— begin DATASET EXTRACT —

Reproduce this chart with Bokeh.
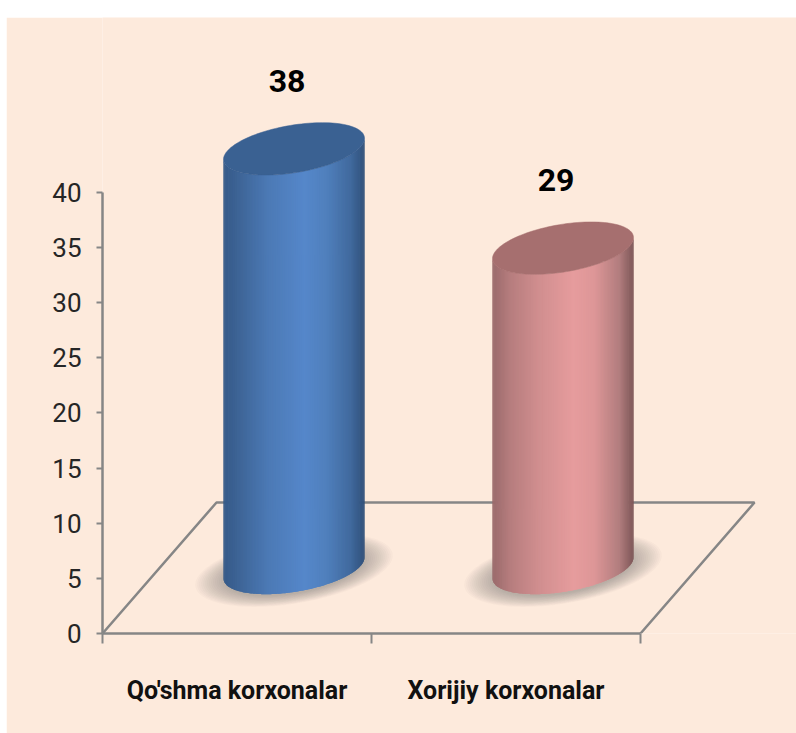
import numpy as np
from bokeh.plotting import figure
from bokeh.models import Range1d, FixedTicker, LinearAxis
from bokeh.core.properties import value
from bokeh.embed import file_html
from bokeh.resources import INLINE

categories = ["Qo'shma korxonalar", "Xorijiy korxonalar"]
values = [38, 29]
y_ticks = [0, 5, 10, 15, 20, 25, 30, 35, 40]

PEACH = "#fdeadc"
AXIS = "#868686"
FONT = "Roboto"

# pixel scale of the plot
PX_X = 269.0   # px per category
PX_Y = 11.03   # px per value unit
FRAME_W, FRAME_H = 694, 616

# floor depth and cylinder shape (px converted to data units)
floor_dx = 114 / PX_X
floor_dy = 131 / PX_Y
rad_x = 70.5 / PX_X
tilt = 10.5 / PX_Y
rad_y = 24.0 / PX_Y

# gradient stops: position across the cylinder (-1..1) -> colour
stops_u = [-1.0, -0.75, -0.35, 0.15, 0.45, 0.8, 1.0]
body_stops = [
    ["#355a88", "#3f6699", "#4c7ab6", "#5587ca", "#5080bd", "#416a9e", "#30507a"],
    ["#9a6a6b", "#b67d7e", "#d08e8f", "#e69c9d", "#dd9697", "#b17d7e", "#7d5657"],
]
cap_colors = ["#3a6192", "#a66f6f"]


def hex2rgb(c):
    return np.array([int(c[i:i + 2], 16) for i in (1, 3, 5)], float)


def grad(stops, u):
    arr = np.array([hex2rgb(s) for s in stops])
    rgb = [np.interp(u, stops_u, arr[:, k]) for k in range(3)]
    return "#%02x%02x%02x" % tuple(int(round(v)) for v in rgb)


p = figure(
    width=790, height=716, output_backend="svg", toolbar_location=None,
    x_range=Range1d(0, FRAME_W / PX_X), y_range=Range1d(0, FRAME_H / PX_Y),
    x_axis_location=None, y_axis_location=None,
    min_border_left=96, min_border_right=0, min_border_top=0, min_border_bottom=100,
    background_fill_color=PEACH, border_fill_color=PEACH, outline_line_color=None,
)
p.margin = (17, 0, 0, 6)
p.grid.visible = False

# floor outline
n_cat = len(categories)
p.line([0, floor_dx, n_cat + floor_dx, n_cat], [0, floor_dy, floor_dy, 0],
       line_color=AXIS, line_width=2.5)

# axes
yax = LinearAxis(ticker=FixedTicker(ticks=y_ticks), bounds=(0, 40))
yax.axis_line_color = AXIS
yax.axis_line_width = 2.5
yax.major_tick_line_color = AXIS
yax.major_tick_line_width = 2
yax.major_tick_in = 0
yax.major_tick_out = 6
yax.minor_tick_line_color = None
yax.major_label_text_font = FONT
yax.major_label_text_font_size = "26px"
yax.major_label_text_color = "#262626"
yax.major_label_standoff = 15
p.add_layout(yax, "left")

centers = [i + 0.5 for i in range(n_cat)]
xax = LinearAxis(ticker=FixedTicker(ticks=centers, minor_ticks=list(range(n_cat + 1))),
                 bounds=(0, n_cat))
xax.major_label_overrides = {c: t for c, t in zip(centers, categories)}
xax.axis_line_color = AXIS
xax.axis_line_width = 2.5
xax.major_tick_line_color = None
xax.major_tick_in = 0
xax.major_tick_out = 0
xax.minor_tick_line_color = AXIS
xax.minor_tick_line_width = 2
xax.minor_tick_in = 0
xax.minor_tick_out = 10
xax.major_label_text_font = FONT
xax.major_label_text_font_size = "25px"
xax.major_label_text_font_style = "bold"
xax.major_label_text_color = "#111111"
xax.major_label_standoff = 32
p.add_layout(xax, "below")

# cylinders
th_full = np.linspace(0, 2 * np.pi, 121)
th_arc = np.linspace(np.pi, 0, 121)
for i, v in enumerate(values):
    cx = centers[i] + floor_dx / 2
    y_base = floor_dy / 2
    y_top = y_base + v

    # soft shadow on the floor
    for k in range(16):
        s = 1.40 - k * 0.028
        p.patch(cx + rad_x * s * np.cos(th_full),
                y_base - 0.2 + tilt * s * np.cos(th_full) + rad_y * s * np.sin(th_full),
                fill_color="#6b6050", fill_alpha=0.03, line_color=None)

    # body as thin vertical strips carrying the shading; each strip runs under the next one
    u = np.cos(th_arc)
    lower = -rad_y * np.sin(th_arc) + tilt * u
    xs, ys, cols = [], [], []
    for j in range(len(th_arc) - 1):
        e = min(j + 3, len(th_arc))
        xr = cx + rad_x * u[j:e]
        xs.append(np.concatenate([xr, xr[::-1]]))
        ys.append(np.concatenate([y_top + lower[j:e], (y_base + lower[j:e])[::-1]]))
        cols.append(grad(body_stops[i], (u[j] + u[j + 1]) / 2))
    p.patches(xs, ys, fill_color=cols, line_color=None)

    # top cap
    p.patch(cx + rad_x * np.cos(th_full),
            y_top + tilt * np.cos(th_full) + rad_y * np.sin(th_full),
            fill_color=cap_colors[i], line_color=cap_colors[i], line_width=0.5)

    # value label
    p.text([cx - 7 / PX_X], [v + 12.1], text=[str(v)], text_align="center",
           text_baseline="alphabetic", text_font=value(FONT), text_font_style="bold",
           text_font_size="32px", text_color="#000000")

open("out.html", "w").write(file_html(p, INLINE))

— end DATASET EXTRACT —

WRITTEN INSTRUCTION
Except for the pictures, give all the material above again verbatim.

ANSWER TO THIS EXERCISE
Reproduce this chart with Bokeh.
import numpy as np
from bokeh.plotting import figure
from bokeh.models import Range1d, FixedTicker, LinearAxis
from bokeh.core.properties import value
from bokeh.embed import file_html
from bokeh.resources import INLINE

categories = ["Qo'shma korxonalar", "Xorijiy korxonalar"]
values = [38, 29]
y_ticks = [0, 5, 10, 15, 20, 25, 30, 35, 40]

PEACH = "#fdeadc"
AXIS = "#868686"
FONT = "Roboto"

# pixel scale of the plot
PX_X = 269.0   # px per category
PX_Y = 11.03   # px per value unit
FRAME_W, FRAME_H = 694, 616

# floor depth and cylinder shape (px converted to data units)
floor_dx = 114 / PX_X
floor_dy = 131 / PX_Y
rad_x = 70.5 / PX_X
tilt = 10.5 / PX_Y
rad_y = 24.0 / PX_Y

# gradient stops: position across the cylinder (-1..1) -> colour
stops_u = [-1.0, -0.75, -0.35, 0.15, 0.45, 0.8, 1.0]
body_stops = [
    ["#355a88", "#3f6699", "#4c7ab6", "#5587ca", "#5080bd", "#416a9e", "#30507a"],
    ["#9a6a6b", "#b67d7e", "#d08e8f", "#e69c9d", "#dd9697", "#b17d7e", "#7d5657"],
]
cap_colors = ["#3a6192", "#a66f6f"]


def hex2rgb(c):
    return np.array([int(c[i:i + 2], 16) for i in (1, 3, 5)], float)


def grad(stops, u):
    arr = np.array([hex2rgb(s) for s in stops])
    rgb = [np.interp(u, stops_u, arr[:, k]) for k in range(3)]
    return "#%02x%02x%02x" % tuple(int(round(v)) for v in rgb)


p = figure(
    width=790, height=716, output_backend="svg", toolbar_location=None,
    x_range=Range1d(0, FRAME_W / PX_X), y_range=Range1d(0, FRAME_H / PX_Y),
    x_axis_location=None, y_axis_location=None,
    min_border_left=96, min_border_right=0, min_border_top=0, min_border_bottom=100,
    background_fill_color=PEACH, border_fill_color=PEACH, outline_line_color=None,
)
p.margin = (17, 0, 0, 6)
p.grid.visible = False

# floor outline
n_cat = len(categories)
p.line([0, floor_dx, n_cat + floor_dx, n_cat], [0, floor_dy, floor_dy, 0],
       line_color=AXIS, line_width=2.5)

# axes
yax = LinearAxis(ticker=FixedTicker(ticks=y_ticks), bounds=(0, 40))
yax.axis_line_color = AXIS
yax.axis_line_width = 2.5
yax.major_tick_line_color = AXIS
yax.major_tick_line_width = 2
yax.major_tick_in = 0
yax.major_tick_out = 6
yax.minor_tick_line_color = None
yax.major_label_text_font = FONT
yax.major_label_text_font_size = "26px"
yax.major_label_text_color = "#262626"
yax.major_label_standoff = 15
p.add_layout(yax, "left")

centers = [i + 0.5 for i in range(n_cat)]
xax = LinearAxis(ticker=FixedTicker(ticks=centers, minor_ticks=list(range(n_cat + 1))),
                 bounds=(0, n_cat))
xax.major_label_overrides = {c: t for c, t in zip(centers, categories)}
xax.axis_line_color = AXIS
xax.axis_line_width = 2.5
xax.major_tick_line_color = None
xax.major_tick_in = 0
xax.major_tick_out = 0
xax.minor_tick_line_color = AXIS
xax.minor_tick_line_width = 2
xax.minor_tick_in = 0
xax.minor_tick_out = 10
xax.major_label_text_font = FONT
xax.major_label_text_font_size = "25px"
xax.major_label_text_font_style = "bold"
xax.major_label_text_color = "#111111"
xax.major_label_standoff = 32
p.add_layout(xax, "below")

# cylinders
th_full = np.linspace(0, 2 * np.pi, 121)
th_arc = np.linspace(np.pi, 0, 121)
for i, v in enumerate(values):
    cx = centers[i] + floor_dx / 2
    y_base = floor_dy / 2
    y_top = y_base + v

    # soft shadow on the floor
    for k in range(16):
        s = 1.40 - k * 0.028
        p.patch(cx + rad_x * s * np.cos(th_full),
                y_base - 0.2 + tilt * s * np.cos(th_full) + rad_y * s * np.sin(th_full),
                fill_color="#6b6050", fill_alpha=0.03, line_color=None)

    # body as thin vertical strips carrying the shading; each strip runs under the next one
    u = np.cos(th_arc)
    lower = -rad_y * np.sin(th_arc) + tilt * u
    xs, ys, cols = [], [], []
    for j in range(len(th_arc) - 1):
        e = min(j + 3, len(th_arc))
        xr = cx + rad_x * u[j:e]
        xs.append(np.concatenate([xr, xr[::-1]]))
        ys.append(np.concatenate([y_top + lower[j:e], (y_base + lower[j:e])[::-1]]))
        cols.append(grad(body_stops[i], (u[j] + u[j + 1]) / 2))
    p.patches(xs, ys, fill_color=cols, line_color=None)

    # top cap
    p.patch(cx + rad_x * np.cos(th_full),
            y_top + tilt * np.cos(th_full) + rad_y * np.sin(th_full),
            fill_color=cap_colors[i], line_color=cap_colors[i], line_width=0.5)

    # value label
    p.text([cx - 7 / PX_X], [v + 12.1], text=[str(v)], text_align="center",
           text_baseline="alphabetic", text_font=value(FONT), text_font_style="bold",
           text_font_size="32px", text_color="#000000")

open("out.html", "w").write(file_html(p, INLINE))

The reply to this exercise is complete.